Sept années se sont passées depuis le jour où la dynastie Taï-ping est entrée en lutte avec la dynastie tartare, et l’on n’ose encore asseoir un jugement définitif sur l’homme qui l’a fondée. Chrétien convaincu, tel que peut l’être un homme qui n’a eu pour tout enseignement que la Bible et vivant au milieu d’une société païenne, imposteur cherchant un appui dans de prétendues révélations divines, politique profond ou simple instrument d’hommes ambitieux, le Taï-ping-wang est encore pour l’Europe, pour le monde entier, un mythe inexpliqué. Cependant, si toutes les conjectures, toutes les opinions sont permises sur l’homme, les tendances nouvelles qui dominent l’esprit des populations chinoises sont désormais trop visibles. Hung-tsew-tsuen peut être un imposteur, mais les principes auxquels il a dû une armée, les lois auxquelles se sont soumis ces milliers de soldats qui, partis du Kwang-si, ont marché de victoire en victoire jusqu’à quelques lieues de la capitale du nord de l’empire, et ont constitué la domination du chef rebelle depuis plus de cinq ans sur les provinces centrales de la Chine, — ces lois, ces principes s’écartent profondément des Kings et découlent de la Bible.

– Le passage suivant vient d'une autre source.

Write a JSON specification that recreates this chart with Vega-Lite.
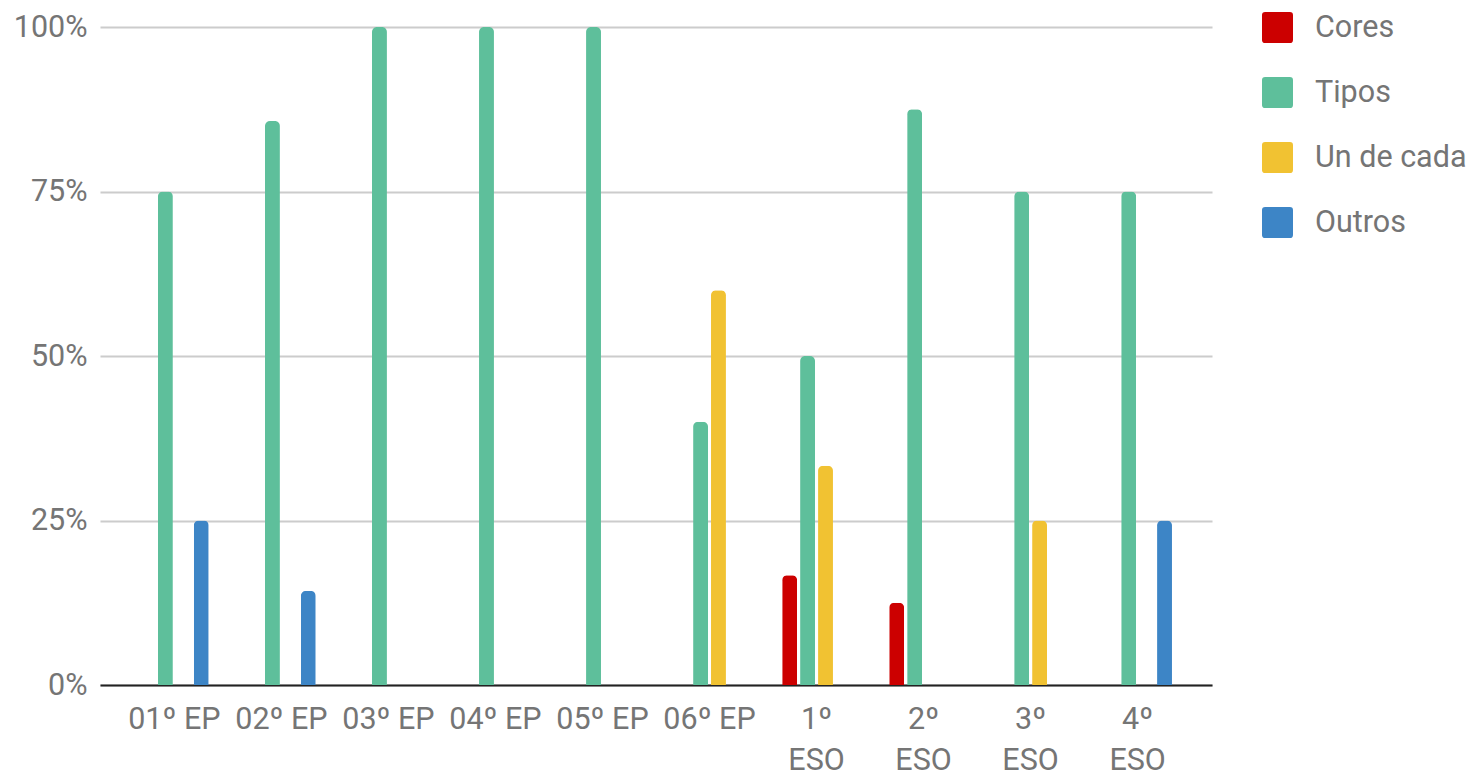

Les visites de l’Hermès, du Cassini, du Susquehannah à Nankin, les livres qu’on a rapportés de ces expéditions, et qui contiennent le fond réel de la nouvelle doctrine, ne permettent plus aucun doute à cet égard[1].

Quel travail mystérieux s’est donc accompli dans ces esprits livrés au matérialisme le plus absolu, dans ces populations que tant d’écrivains

  1. Parmi ces livres, il faut noter surtout l’ouvrage si remarquable de M. T. Meadows, The Chinese and their Rebellions, ainsi que le travail du docteur Hamsberg.